TASK STATEMENT — List each line of the data in which the string "matplotlib" appears.

[Start]

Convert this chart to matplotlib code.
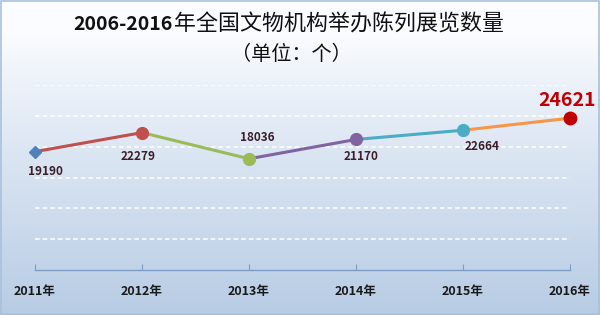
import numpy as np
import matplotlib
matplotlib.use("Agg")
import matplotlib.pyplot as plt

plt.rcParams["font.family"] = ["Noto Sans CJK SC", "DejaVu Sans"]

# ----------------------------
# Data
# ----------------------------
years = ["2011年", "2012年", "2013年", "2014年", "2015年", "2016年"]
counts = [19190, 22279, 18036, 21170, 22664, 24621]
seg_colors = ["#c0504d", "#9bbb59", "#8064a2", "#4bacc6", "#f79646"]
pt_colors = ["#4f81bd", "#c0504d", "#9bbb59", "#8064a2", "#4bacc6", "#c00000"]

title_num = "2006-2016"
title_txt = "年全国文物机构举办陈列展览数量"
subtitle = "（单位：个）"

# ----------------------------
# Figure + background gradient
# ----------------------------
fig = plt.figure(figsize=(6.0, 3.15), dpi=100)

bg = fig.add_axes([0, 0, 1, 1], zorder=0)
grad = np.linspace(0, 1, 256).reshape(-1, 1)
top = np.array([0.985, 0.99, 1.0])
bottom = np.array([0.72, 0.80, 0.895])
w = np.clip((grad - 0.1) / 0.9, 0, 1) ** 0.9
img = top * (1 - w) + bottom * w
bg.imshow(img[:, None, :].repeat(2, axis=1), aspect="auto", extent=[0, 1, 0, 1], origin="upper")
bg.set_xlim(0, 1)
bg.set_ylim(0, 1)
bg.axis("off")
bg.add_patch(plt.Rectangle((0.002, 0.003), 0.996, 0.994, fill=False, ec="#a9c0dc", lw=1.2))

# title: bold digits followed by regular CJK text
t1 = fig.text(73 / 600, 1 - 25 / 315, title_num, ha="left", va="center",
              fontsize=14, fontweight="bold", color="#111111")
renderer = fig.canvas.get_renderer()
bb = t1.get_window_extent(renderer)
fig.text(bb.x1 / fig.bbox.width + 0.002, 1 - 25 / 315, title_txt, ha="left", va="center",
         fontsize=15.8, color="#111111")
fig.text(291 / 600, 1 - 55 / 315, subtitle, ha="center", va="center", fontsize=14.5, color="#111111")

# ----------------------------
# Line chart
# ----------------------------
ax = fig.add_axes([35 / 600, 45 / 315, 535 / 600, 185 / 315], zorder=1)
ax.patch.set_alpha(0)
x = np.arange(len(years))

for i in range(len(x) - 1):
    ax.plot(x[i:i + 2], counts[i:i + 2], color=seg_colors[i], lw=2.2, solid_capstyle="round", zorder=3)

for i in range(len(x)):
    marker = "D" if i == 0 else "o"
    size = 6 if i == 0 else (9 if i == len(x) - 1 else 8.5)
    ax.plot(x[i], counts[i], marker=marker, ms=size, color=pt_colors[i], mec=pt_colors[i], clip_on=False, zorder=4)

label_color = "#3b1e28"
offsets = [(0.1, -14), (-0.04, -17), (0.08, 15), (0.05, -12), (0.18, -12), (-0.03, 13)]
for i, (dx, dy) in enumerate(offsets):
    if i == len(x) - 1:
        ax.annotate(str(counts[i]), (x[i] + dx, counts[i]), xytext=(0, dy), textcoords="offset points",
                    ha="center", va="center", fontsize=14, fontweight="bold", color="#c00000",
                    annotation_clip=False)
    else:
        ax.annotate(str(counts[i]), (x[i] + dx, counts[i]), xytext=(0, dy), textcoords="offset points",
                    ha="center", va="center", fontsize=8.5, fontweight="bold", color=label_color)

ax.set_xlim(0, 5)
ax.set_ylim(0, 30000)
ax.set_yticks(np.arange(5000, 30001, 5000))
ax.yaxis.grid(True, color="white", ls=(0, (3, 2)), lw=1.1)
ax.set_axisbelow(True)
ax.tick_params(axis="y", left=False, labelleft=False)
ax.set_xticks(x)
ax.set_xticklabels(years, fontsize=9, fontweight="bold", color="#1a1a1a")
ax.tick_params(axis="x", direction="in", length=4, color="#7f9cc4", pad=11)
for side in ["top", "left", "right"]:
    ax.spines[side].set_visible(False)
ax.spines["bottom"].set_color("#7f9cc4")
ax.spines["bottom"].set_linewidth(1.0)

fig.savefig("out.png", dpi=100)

[End]

OUTPUT FOR THIS EXERCISE —
Convert this chart to matplotlib code.
import matplotlib
matplotlib.use("Agg")
import matplotlib.pyplot as plt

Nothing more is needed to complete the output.